SAN BRUNO, Calif. – Searching for videos on how to juggle knives while balancing a chain saw? Taste battery acid? Tie a noose? How about "My Little Pony"-themed pedophilia jokes?

You can find all of this, and more, on YouTube Kids, the new smartphone application Google has marketed as safe for preschoolers, according to consumer groups who compiled a disturbing ­dossier of the app's content.

Those groups on Tuesday asked the Federal Trade Commission to investigate Google's app for unfair and deceptive business practices, the second such complaint filed since the kid-centric video service started in ­February.

"The deeper you get into this, the scarier it is in placing children at risk," said Dale Kunkel, a University of Arizona communications ­professor. "I'm astonished at the volume of inappropriate material, much of which will be harmful for kids if they see it."

Google said in a written statement Monday that it works to make the app's videos "as family-friendly as possible" and takes feedback very seriously, removing inappropriate videos flagged by users. In an interview shortly after ­introducing YouTube Kids, its product manager, Shimrit Ben-Yair, said that the mobile app uses a "two-step process" to select kid-friendly content from the 300 hours of video uploaded to YouTube each minute.

The first step is to "algorithmically narrow it down to family-friendly content," she said. The second involves Google employees doing a "manual sampling for quality control, to see if it's family-friendly."

But that filter is not working, according to advocates and some parents who wrote reviews on the Google Play and iTunes stores documenting how their children discovered violent, sexually explicit or other jaw-dropping content.

The complaint filed with the FTC is just the latest headache for Google's attempted leap into the toddler tech market.

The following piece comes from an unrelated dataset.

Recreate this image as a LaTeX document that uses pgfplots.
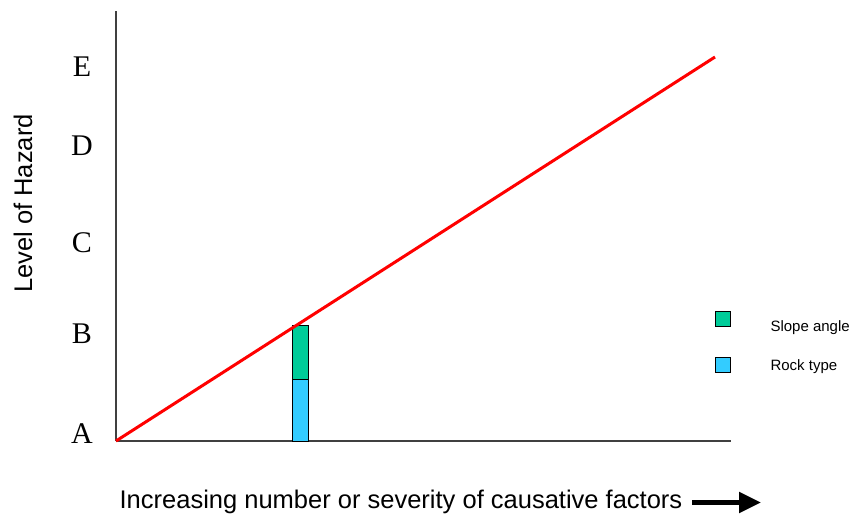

Kunkel was part of a coalition of prominent child advocacy and consumer groups that filed an April complaint with the FTC accusing YouTube Kids of being overly commercialized, inundating young children with ads and promotional content that would not be allowed on broadcast TV.

The FTC said at the time it would look into the complaint. Only later, however, did advocates begin to discover more troubling content. While the app is geared toward young children who cannot yet spell or type, they can easily find some of the videos by using their voice. "For parents who want a more restricted experience, we recommend that they turn off search," Google said.